-- Given problem --
Skip all pictures, then copy the lines from the start of the data through the line with "const width = 541, height = 457;", keeping both ends.

-- Supplied information --
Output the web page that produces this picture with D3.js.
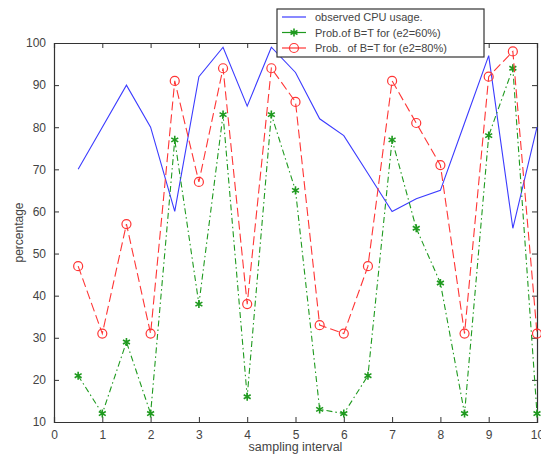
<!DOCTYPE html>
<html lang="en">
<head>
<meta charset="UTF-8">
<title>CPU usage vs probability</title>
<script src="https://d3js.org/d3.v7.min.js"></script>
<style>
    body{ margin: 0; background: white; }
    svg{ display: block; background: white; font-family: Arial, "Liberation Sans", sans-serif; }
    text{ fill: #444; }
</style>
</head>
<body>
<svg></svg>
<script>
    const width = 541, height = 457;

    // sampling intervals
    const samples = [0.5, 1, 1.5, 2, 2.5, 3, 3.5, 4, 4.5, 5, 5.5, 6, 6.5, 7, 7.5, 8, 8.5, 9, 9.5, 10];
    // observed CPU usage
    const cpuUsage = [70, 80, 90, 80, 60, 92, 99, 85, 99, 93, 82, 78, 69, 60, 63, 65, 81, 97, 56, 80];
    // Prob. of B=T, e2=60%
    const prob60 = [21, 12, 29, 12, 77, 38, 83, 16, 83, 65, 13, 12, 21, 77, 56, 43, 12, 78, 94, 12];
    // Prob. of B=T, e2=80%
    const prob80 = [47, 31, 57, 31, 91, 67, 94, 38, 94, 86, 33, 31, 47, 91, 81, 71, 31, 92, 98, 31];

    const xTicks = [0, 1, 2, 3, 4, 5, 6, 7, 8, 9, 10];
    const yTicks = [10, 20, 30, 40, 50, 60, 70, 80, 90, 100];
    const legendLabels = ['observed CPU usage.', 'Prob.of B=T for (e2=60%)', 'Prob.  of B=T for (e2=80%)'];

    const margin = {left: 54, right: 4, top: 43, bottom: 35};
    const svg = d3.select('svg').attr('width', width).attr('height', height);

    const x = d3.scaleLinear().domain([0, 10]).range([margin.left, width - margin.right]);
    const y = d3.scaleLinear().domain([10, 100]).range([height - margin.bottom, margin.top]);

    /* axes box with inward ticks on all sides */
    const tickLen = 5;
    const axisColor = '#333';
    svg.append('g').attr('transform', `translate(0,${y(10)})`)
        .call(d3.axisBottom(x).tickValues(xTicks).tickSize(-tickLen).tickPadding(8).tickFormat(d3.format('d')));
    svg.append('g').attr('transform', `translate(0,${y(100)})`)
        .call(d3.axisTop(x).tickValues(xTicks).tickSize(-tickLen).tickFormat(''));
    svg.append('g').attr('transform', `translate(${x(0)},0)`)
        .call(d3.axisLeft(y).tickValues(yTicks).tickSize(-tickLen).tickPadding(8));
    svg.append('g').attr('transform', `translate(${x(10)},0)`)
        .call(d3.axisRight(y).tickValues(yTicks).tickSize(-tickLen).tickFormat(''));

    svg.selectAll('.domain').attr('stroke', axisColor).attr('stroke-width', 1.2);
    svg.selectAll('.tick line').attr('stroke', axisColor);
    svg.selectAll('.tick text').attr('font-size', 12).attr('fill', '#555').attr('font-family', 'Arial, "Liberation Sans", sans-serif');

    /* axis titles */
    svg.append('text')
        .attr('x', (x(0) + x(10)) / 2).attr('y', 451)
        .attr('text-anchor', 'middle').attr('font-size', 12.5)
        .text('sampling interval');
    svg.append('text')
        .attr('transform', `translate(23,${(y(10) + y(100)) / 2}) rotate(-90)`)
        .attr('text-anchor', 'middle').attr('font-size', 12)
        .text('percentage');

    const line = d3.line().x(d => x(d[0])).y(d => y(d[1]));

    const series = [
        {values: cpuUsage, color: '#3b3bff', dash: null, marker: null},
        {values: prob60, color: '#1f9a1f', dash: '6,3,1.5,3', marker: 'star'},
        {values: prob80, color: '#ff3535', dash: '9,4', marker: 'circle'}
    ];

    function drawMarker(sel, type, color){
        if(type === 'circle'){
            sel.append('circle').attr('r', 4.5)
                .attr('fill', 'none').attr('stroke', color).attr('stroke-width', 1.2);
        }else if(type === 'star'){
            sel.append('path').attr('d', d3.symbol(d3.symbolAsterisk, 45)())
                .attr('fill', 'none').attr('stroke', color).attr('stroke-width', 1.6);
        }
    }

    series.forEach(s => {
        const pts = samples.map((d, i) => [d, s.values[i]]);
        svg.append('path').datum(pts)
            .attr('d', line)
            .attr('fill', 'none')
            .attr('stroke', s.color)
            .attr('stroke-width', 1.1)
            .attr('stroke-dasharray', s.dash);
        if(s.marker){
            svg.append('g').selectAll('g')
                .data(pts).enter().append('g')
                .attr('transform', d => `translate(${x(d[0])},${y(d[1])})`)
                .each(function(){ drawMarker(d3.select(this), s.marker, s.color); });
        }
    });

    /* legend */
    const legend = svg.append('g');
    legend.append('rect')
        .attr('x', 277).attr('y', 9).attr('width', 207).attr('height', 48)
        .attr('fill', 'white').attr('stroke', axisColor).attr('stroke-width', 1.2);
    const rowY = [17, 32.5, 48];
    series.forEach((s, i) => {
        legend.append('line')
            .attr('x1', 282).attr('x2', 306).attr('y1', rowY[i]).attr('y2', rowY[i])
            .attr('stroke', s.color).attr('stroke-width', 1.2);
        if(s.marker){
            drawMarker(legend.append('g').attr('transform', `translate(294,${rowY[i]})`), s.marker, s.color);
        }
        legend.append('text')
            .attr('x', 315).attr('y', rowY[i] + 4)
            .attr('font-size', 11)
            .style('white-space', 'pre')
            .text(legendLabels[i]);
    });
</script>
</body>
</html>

-- Result for this task --
Output the web page that produces this picture with D3.js.
<!DOCTYPE html>
<html lang="en">
<head>
<meta charset="UTF-8">
<title>CPU usage vs probability</title>
<script src="https://d3js.org/d3.v7.min.js"></script>
<style>
    body{ margin: 0; background: white; }
    svg{ display: block; background: white; font-family: Arial, "Liberation Sans", sans-serif; }
    text{ fill: #444; }
</style>
</head>
<body>
<svg></svg>
<script>
    const width = 541, height = 457;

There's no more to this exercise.